Each line below must be set down exactly; omit any image you find.

▶ [Given data]
________________

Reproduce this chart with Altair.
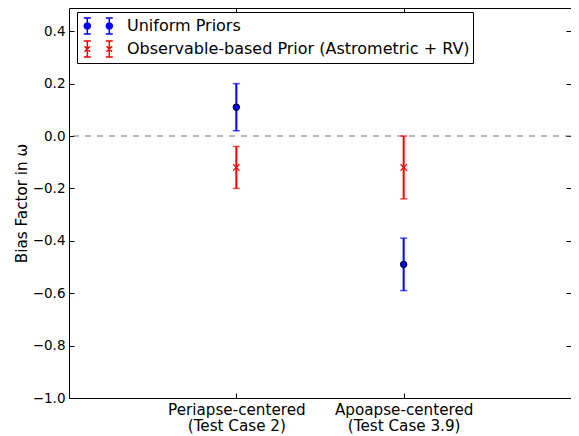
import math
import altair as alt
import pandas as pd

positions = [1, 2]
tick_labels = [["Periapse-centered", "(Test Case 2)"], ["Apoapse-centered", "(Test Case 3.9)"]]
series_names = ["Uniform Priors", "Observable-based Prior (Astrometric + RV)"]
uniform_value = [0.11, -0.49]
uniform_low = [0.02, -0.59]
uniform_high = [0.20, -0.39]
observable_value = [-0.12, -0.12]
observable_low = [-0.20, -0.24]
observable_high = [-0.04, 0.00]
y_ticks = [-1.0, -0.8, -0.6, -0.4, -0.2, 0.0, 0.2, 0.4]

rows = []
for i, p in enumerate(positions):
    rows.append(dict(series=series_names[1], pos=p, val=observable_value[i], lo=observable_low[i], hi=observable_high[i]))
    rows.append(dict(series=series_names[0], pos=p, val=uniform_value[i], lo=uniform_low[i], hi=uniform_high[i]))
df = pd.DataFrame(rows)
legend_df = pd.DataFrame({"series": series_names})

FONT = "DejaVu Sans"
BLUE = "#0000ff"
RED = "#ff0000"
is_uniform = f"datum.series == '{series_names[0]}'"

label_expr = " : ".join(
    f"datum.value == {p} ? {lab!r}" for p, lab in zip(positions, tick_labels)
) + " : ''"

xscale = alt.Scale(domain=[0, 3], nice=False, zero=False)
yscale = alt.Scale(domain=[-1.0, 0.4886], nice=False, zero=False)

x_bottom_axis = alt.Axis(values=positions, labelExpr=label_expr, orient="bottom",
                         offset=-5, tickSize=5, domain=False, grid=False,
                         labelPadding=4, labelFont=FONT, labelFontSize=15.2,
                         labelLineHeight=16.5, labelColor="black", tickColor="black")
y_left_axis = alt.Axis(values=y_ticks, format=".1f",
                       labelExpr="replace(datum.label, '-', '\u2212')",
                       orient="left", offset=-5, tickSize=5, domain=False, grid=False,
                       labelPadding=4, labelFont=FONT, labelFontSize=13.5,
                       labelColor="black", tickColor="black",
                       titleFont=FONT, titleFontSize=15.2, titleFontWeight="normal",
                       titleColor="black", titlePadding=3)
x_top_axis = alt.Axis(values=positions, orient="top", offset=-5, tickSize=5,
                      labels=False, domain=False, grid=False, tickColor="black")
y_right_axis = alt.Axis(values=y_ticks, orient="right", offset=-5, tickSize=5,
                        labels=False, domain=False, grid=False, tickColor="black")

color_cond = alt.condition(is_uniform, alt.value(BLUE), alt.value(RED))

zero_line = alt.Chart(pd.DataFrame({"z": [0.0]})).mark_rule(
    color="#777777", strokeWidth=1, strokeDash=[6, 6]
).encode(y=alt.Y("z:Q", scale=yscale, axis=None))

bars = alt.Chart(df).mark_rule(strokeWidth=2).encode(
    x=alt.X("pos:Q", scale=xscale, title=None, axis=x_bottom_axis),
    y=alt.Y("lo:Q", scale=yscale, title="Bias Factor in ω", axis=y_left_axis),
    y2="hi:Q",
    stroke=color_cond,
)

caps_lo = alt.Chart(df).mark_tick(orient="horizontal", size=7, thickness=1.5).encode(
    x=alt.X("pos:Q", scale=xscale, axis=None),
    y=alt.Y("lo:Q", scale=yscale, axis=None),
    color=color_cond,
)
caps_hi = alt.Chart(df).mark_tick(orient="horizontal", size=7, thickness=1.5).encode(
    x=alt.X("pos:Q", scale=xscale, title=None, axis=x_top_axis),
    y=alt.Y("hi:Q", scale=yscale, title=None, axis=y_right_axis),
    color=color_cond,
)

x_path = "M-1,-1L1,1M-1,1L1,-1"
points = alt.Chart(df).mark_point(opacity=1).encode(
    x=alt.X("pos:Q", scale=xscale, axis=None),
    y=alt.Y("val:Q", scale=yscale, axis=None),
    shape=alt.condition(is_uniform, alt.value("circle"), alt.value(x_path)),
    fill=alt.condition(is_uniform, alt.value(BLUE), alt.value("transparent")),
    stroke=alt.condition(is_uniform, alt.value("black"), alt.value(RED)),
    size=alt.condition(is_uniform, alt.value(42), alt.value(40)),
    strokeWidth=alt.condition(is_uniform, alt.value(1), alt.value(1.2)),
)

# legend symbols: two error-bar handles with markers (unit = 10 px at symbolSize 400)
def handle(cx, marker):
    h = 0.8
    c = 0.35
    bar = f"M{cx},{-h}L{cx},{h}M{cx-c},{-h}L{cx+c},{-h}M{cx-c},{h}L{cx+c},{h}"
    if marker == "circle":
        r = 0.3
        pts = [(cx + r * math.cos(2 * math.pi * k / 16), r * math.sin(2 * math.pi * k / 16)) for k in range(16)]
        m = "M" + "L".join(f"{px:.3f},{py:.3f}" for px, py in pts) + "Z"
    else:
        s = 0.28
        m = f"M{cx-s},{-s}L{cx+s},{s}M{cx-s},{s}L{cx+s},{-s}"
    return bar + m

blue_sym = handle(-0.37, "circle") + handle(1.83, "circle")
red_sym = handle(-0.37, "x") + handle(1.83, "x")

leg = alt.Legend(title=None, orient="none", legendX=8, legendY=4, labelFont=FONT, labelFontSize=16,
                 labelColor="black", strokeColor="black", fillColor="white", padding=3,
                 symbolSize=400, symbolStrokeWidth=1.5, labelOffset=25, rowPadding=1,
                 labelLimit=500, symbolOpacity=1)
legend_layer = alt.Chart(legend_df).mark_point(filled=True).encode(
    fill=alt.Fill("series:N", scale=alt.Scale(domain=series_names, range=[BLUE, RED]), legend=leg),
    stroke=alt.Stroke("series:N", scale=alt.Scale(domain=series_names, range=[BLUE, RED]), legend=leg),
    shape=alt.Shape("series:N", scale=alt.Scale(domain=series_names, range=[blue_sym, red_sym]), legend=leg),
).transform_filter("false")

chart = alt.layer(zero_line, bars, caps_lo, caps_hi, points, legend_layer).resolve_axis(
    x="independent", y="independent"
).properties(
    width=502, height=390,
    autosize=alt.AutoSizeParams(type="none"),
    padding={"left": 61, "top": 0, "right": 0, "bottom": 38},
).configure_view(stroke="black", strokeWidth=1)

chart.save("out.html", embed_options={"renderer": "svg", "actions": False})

________________

▶ [Exercise result]
Reproduce this chart with Altair.
import math
import altair as alt
import pandas as pd

positions = [1, 2]
tick_labels = [["Periapse-centered", "(Test Case 2)"], ["Apoapse-centered", "(Test Case 3.9)"]]
series_names = ["Uniform Priors", "Observable-based Prior (Astrometric + RV)"]
uniform_value = [0.11, -0.49]
uniform_low = [0.02, -0.59]
uniform_high = [0.20, -0.39]
observable_value = [-0.12, -0.12]
observable_low = [-0.20, -0.24]
observable_high = [-0.04, 0.00]
y_ticks = [-1.0, -0.8, -0.6, -0.4, -0.2, 0.0, 0.2, 0.4]

rows = []
for i, p in enumerate(positions):
    rows.append(dict(series=series_names[1], pos=p, val=observable_value[i], lo=observable_low[i], hi=observable_high[i]))
    rows.append(dict(series=series_names[0], pos=p, val=uniform_value[i], lo=uniform_low[i], hi=uniform_high[i]))
df = pd.DataFrame(rows)
legend_df = pd.DataFrame({"series": series_names})

FONT = "DejaVu Sans"
BLUE = "#0000ff"
RED = "#ff0000"
is_uniform = f"datum.series == '{series_names[0]}'"

label_expr = " : ".join(
    f"datum.value == {p} ? {lab!r}" for p, lab in zip(positions, tick_labels)
) + " : ''"

xscale = alt.Scale(domain=[0, 3], nice=False, zero=False)
yscale = alt.Scale(domain=[-1.0, 0.4886], nice=False, zero=False)

x_bottom_axis = alt.Axis(values=positions, labelExpr=label_expr, orient="bottom",
                         offset=-5, tickSize=5, domain=False, grid=False,
                         labelPadding=4, labelFont=FONT, labelFontSize=15.2,
                         labelLineHeight=16.5, labelColor="black", tickColor="black")
y_left_axis = alt.Axis(values=y_ticks, format=".1f",
                       labelExpr="replace(datum.label, '-', '\u2212')",
                       orient="left", offset=-5, tickSize=5, domain=False, grid=False,
                       labelPadding=4, labelFont=FONT, labelFontSize=13.5,
                       labelColor="black", tickColor="black",
                       titleFont=FONT, titleFontSize=15.2, titleFontWeight="normal",
                       titleColor="black", titlePadding=3)
x_top_axis = alt.Axis(values=positions, orient="top", offset=-5, tickSize=5,
                      labels=False, domain=False, grid=False, tickColor="black")
y_right_axis = alt.Axis(values=y_ticks, orient="right", offset=-5, tickSize=5,
                        labels=False, domain=False, grid=False, tickColor="black")

color_cond = alt.condition(is_uniform, alt.value(BLUE), alt.value(RED))

zero_line = alt.Chart(pd.DataFrame({"z": [0.0]})).mark_rule(
    color="#777777", strokeWidth=1, strokeDash=[6, 6]
).encode(y=alt.Y("z:Q", scale=yscale, axis=None))

bars = alt.Chart(df).mark_rule(strokeWidth=2).encode(
    x=alt.X("pos:Q", scale=xscale, title=None, axis=x_bottom_axis),
    y=alt.Y("lo:Q", scale=yscale, title="Bias Factor in ω", axis=y_left_axis),
    y2="hi:Q",
    stroke=color_cond,
)

caps_lo = alt.Chart(df).mark_tick(orient="horizontal", size=7, thickness=1.5).encode(
    x=alt.X("pos:Q", scale=xscale, axis=None),
    y=alt.Y("lo:Q", scale=yscale, axis=None),
    color=color_cond,
)
caps_hi = alt.Chart(df).mark_tick(orient="horizontal", size=7, thickness=1.5).encode(
    x=alt.X("pos:Q", scale=xscale, title=None, axis=x_top_axis),
    y=alt.Y("hi:Q", scale=yscale, title=None, axis=y_right_axis),
    color=color_cond,
)

x_path = "M-1,-1L1,1M-1,1L1,-1"
points = alt.Chart(df).mark_point(opacity=1).encode(
    x=alt.X("pos:Q", scale=xscale, axis=None),
    y=alt.Y("val:Q", scale=yscale, axis=None),
    shape=alt.condition(is_uniform, alt.value("circle"), alt.value(x_path)),
    fill=alt.condition(is_uniform, alt.value(BLUE), alt.value("transparent")),
    stroke=alt.condition(is_uniform, alt.value("black"), alt.value(RED)),
    size=alt.condition(is_uniform, alt.value(42), alt.value(40)),
    strokeWidth=alt.condition(is_uniform, alt.value(1), alt.value(1.2)),
)

# legend symbols: two error-bar handles with markers (unit = 10 px at symbolSize 400)
def handle(cx, marker):
    h = 0.8
    c = 0.35
    bar = f"M{cx},{-h}L{cx},{h}M{cx-c},{-h}L{cx+c},{-h}M{cx-c},{h}L{cx+c},{h}"
    if marker == "circle":
        r = 0.3
        pts = [(cx + r * math.cos(2 * math.pi * k / 16), r * math.sin(2 * math.pi * k / 16)) for k in range(16)]
        m = "M" + "L".join(f"{px:.3f},{py:.3f}" for px, py in pts) + "Z"
    else:
        s = 0.28
        m = f"M{cx-s},{-s}L{cx+s},{s}M{cx-s},{s}L{cx+s},{-s}"
    return bar + m

blue_sym = handle(-0.37, "circle") + handle(1.83, "circle")
red_sym = handle(-0.37, "x") + handle(1.83, "x")

leg = alt.Legend(title=None, orient="none", legendX=8, legendY=4, labelFont=FONT, labelFontSize=16,
                 labelColor="black", strokeColor="black", fillColor="white", padding=3,
                 symbolSize=400, symbolStrokeWidth=1.5, labelOffset=25, rowPadding=1,
                 labelLimit=500, symbolOpacity=1)
legend_layer = alt.Chart(legend_df).mark_point(filled=True).encode(
    fill=alt.Fill("series:N", scale=alt.Scale(domain=series_names, range=[BLUE, RED]), legend=leg),
    stroke=alt.Stroke("series:N", scale=alt.Scale(domain=series_names, range=[BLUE, RED]), legend=leg),
    shape=alt.Shape("series:N", scale=alt.Scale(domain=series_names, range=[blue_sym, red_sym]), legend=leg),
).transform_filter("false")

chart = alt.layer(zero_line, bars, caps_lo, caps_hi, points, legend_layer).resolve_axis(
    x="independent", y="independent"
).properties(
    width=502, height=390,
    autosize=alt.AutoSizeParams(type="none"),
    padding={"left": 61, "top": 0, "right": 0, "bottom": 38},
).configure_view(stroke="black", strokeWidth=1)

chart.save("out.html", embed_options={"renderer": "svg", "actions": False})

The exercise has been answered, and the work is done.